Data block
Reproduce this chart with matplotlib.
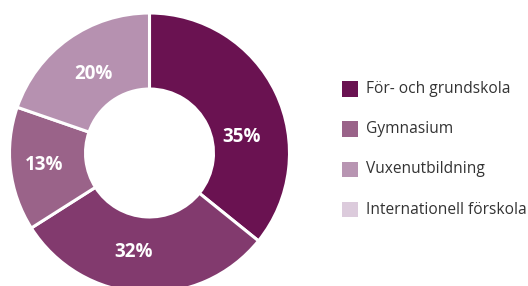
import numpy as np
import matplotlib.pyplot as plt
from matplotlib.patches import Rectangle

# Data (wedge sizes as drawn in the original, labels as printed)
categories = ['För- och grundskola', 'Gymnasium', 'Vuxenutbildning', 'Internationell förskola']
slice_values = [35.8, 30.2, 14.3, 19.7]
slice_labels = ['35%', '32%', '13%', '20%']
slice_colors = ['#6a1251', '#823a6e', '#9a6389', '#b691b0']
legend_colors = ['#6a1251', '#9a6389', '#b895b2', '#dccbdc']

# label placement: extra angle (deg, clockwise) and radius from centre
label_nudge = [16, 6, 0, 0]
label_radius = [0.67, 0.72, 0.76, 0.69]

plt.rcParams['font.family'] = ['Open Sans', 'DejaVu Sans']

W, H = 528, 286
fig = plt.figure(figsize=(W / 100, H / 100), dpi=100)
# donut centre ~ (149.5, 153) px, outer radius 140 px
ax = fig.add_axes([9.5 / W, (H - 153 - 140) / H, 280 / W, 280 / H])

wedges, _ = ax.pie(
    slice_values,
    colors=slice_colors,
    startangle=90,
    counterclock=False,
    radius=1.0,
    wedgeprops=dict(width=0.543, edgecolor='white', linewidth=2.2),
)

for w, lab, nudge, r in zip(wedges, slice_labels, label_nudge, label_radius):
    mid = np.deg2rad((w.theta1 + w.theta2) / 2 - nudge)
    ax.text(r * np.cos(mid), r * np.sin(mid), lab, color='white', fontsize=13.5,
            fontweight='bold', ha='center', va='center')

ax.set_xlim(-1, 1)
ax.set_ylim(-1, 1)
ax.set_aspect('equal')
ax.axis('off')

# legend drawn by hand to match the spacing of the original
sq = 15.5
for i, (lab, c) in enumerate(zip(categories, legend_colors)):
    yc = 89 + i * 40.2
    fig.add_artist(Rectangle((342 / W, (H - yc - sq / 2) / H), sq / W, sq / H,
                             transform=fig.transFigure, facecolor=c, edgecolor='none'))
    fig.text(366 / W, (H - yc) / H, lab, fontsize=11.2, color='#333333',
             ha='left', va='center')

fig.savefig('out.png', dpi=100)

What the task requires
Reproduce the material above from its first line through the line containing "legend_colors = ['#6a1251', '#9a6389', '#b895b2', '#dccbdc']", both ends included, and skip every picture.

Task output
Reproduce this chart with matplotlib.
import numpy as np
import matplotlib.pyplot as plt
from matplotlib.patches import Rectangle

# Data (wedge sizes as drawn in the original, labels as printed)
categories = ['För- och grundskola', 'Gymnasium', 'Vuxenutbildning', 'Internationell förskola']
slice_values = [35.8, 30.2, 14.3, 19.7]
slice_labels = ['35%', '32%', '13%', '20%']
slice_colors = ['#6a1251', '#823a6e', '#9a6389', '#b691b0']
legend_colors = ['#6a1251', '#9a6389', '#b895b2', '#dccbdc']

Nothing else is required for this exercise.